The evilutionary superscientist P-Zed has just finished debating a horrid simpleton (i.e., a professional creationist) on talk radio. Being a professor, P-Zed knew to read up in advance, which in this case was a laugh riot in itself, because it meant reading his opponent’s book, What Darwin Didn’t Know. One chapter, “Purposeful Design,” argues (among other things) that the sexual organs of the human female were designed to maximize the pleasure of the missionary position.
Yes, it’s another entry in the department of “you couldn’t make this up if you tried.” Better still, for my money, is this bit:
Dopamine, a chemical responsible for feelings of reward and pleasure, is released into the bloodstream in males and females after sex, just as it is released after ingesting a good meal or certain illicit drugs.
Wow. Think about what this means. Legs were meant to have trousers, and so we have trousers; noses were meant to carry spectacles, and so we have spectacles. . . and the brain was meant to get high on Ecstasy, so therefore we have Ecstasy!
Hmmm. I’m not so sure that Geoffrey Simmons has thought through the logical implications of his “design for pleasure” philosophy.
Afterthought: in the interests of science, could we convince those pill-popping teenagers to try something a little more novel instead, like indanylaminopropane? We need more data points!

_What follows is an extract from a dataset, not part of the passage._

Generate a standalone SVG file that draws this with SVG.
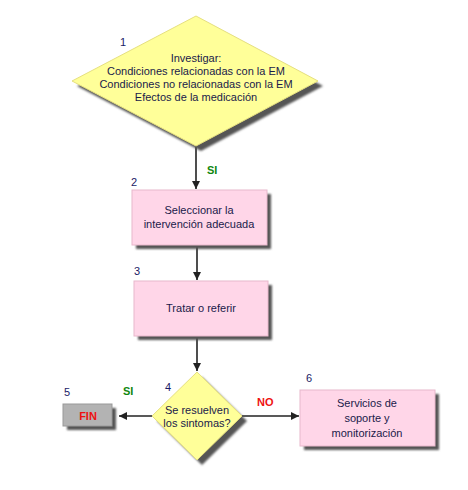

Hey, it is a fair trade off for having a pelvis too small to give birth easily. Hey, big sky daddy, great engineering.
I’ve listened to it, and my goodness, the IDevotee was hapless. And, apparently, clueless at how poorly prepared he sounded. I guess he thinks, like a lot of the MD creationists I’ve encountered, that objections based on personal plausibility carry weight in the scientific community—and of course, what sounds implausible to an MD must be impossible. My apologies in advance to any practitioner of the healing arts who doesn’t want to be lumped with Dr. Simmons, but, really, if we got rid of the engineers and the MD’s, there’d be almost no professional creationists.
Damn ya mean my brain wasn’t meant to get high on Ecstasy after two decades of me thinking it was. lol. And yeah the Purposeful Design argument is one of the dumber ones creationalist use, as Janine points out above poor design is about as common as good design. lol.
And btw I have tried indanylaminopropane and plenty more being someone who is rather interested in psychedelia. Tho I’m hardly a teen ager, lol.
Regardless “pill-popping teenagers” would gladly try novel drugs like that, few however even see stuff like that or hear of it unless they read. I was lucky I knew chemists and researchers and stuff plus i also had some sense. Something alot of those pill-popping teenagers clearly lack. they’d end up hurting themselves, probably do anyway with what they do have.
So a banana was designed to fit my hand, but something -um- closer to home so to speak, wasn’t?
To Scott Hatfield’s short list, I would add biochemists. Of course the actual biochemists I have met aren’t creationists, but that seems to be another area from which cdesign proponentsists come.
Does it need to be pointed out that dopamine, a neurtransmitter, isn’t being released into the blood at all?
Oh, blood and synapses are basically the same thing.